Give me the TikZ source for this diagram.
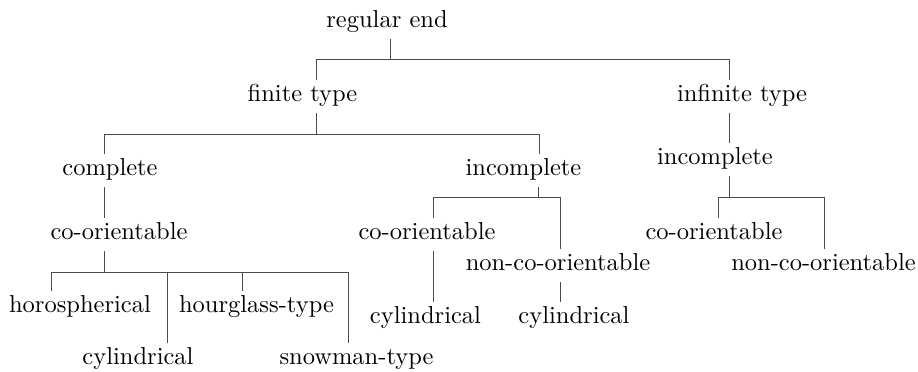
\documentclass[tikz,border=0pt]{standalone}
\begin{document}
\begin{tikzpicture}[x=0.4082pt,y=-0.4082pt,
  lbl/.style={inner sep=0pt,text height=8.6pt,text depth=4.3pt,anchor=base},
  conn/.style={line width=0.4pt,draw=black!70}]
\useasboundingbox (0,0) rectangle (918,372);
% nodes
\node[lbl] (root) at (387,28) {regular end};
\node[lbl] (fin) at (302.5,102) {finite type};
\node[lbl] (inf) at (742,102) {infinite type};
\node[lbl] (comp) at (110,176) {complete};
\node[lbl] (inc1) at (523.5,176) {incomplete};
\node[lbl] (inc2) at (715,165) {incomplete};
\node[lbl] (co1) at (119,240) {co-orientable};
\node[lbl] (co2) at (427,240) {co-orientable};
\node[lbl] (nco2) at (558,271) {non-co-orientable};
\node[lbl] (co3) at (714,240) {co-orientable};
\node[lbl] (nco3) at (823.5,271) {non-co-orientable};
\node[lbl] (horo) at (80,313) {horospherical};
\node[lbl] (cyl1) at (138,365) {cylindrical};
\node[lbl] (hour) at (256.5,313) {hourglass-type};
\node[lbl] (snow) at (356.5,365) {snowman-type};
\node[lbl] (cyl2) at (425.5,324) {cylindrical};
\node[lbl] (cyl3) at (574,324) {cylindrical};
% connectors
\draw[conn] (390,0 |- root.south) -- (390,59) -| (316,0 |- fin.north);
\draw[conn] (390,59) -| (729,0 |- inf.north);
\draw[conn] (316,0 |- fin.south) -- (316,134) -| (104,0 |- comp.north);
\draw[conn] (316,134) -| (539,0 |- inc1.north);
\draw[conn] (104,0 |- comp.south) -- (104,0 |- co1.north);
\draw[conn] (104,0 |- co1.south) -- (104,272) -| (51,0 |- horo.north);
\draw[conn] (104,272) -| (167,0 |- cyl1.north);
\draw[conn] (104,272) -| (242,0 |- hour.north);
\draw[conn] (104,272) -| (348,0 |- snow.north);
\draw[conn] (538,0 |- inc1.south) -- (538,197) -| (433,0 |- co2.north);
\draw[conn] (538,197) -| (560,0 |- nco2.north);
\draw[conn] (433,0 |- co2.south) -- (433,0 |- cyl2.north);
\draw[conn] (560,0 |- nco2.south) -- (560,0 |- cyl3.north);
\draw[conn] (729,0 |- inf.south) -- (729,0 |- inc2.north);
\draw[conn] (729,0 |- inc2.south) -- (729,197) -| (718,0 |- co3.north);
\draw[conn] (729,197) -| (824,0 |- nco3.north);
\end{tikzpicture}
\end{document}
* * * * * * * * *
Work to be completed - Write the listing out a second time exactly, dropping all images.

Expected answer -
Give me the TikZ source for this diagram.
\documentclass[tikz,border=0pt]{standalone}
\begin{document}
\begin{tikzpicture}[x=0.4082pt,y=-0.4082pt,
  lbl/.style={inner sep=0pt,text height=8.6pt,text depth=4.3pt,anchor=base},
  conn/.style={line width=0.4pt,draw=black!70}]
\useasboundingbox (0,0) rectangle (918,372);
% nodes
\node[lbl] (root) at (387,28) {regular end};
\node[lbl] (fin) at (302.5,102) {finite type};
\node[lbl] (inf) at (742,102) {infinite type};
\node[lbl] (comp) at (110,176) {complete};
\node[lbl] (inc1) at (523.5,176) {incomplete};
\node[lbl] (inc2) at (715,165) {incomplete};
\node[lbl] (co1) at (119,240) {co-orientable};
\node[lbl] (co2) at (427,240) {co-orientable};
\node[lbl] (nco2) at (558,271) {non-co-orientable};
\node[lbl] (co3) at (714,240) {co-orientable};
\node[lbl] (nco3) at (823.5,271) {non-co-orientable};
\node[lbl] (horo) at (80,313) {horospherical};
\node[lbl] (cyl1) at (138,365) {cylindrical};
\node[lbl] (hour) at (256.5,313) {hourglass-type};
\node[lbl] (snow) at (356.5,365) {snowman-type};
\node[lbl] (cyl2) at (425.5,324) {cylindrical};
\node[lbl] (cyl3) at (574,324) {cylindrical};
% connectors
\draw[conn] (390,0 |- root.south) -- (390,59) -| (316,0 |- fin.north);
\draw[conn] (390,59) -| (729,0 |- inf.north);
\draw[conn] (316,0 |- fin.south) -- (316,134) -| (104,0 |- comp.north);
\draw[conn] (316,134) -| (539,0 |- inc1.north);
\draw[conn] (104,0 |- comp.south) -- (104,0 |- co1.north);
\draw[conn] (104,0 |- co1.south) -- (104,272) -| (51,0 |- horo.north);
\draw[conn] (104,272) -| (167,0 |- cyl1.north);
\draw[conn] (104,272) -| (242,0 |- hour.north);
\draw[conn] (104,272) -| (348,0 |- snow.north);
\draw[conn] (538,0 |- inc1.south) -- (538,197) -| (433,0 |- co2.north);
\draw[conn] (538,197) -| (560,0 |- nco2.north);
\draw[conn] (433,0 |- co2.south) -- (433,0 |- cyl2.north);
\draw[conn] (560,0 |- nco2.south) -- (560,0 |- cyl3.north);
\draw[conn] (729,0 |- inf.south) -- (729,0 |- inc2.north);
\draw[conn] (729,0 |- inc2.south) -- (729,197) -| (718,0 |- co3.north);
\draw[conn] (729,197) -| (824,0 |- nco3.north);
\end{tikzpicture}
\end{document}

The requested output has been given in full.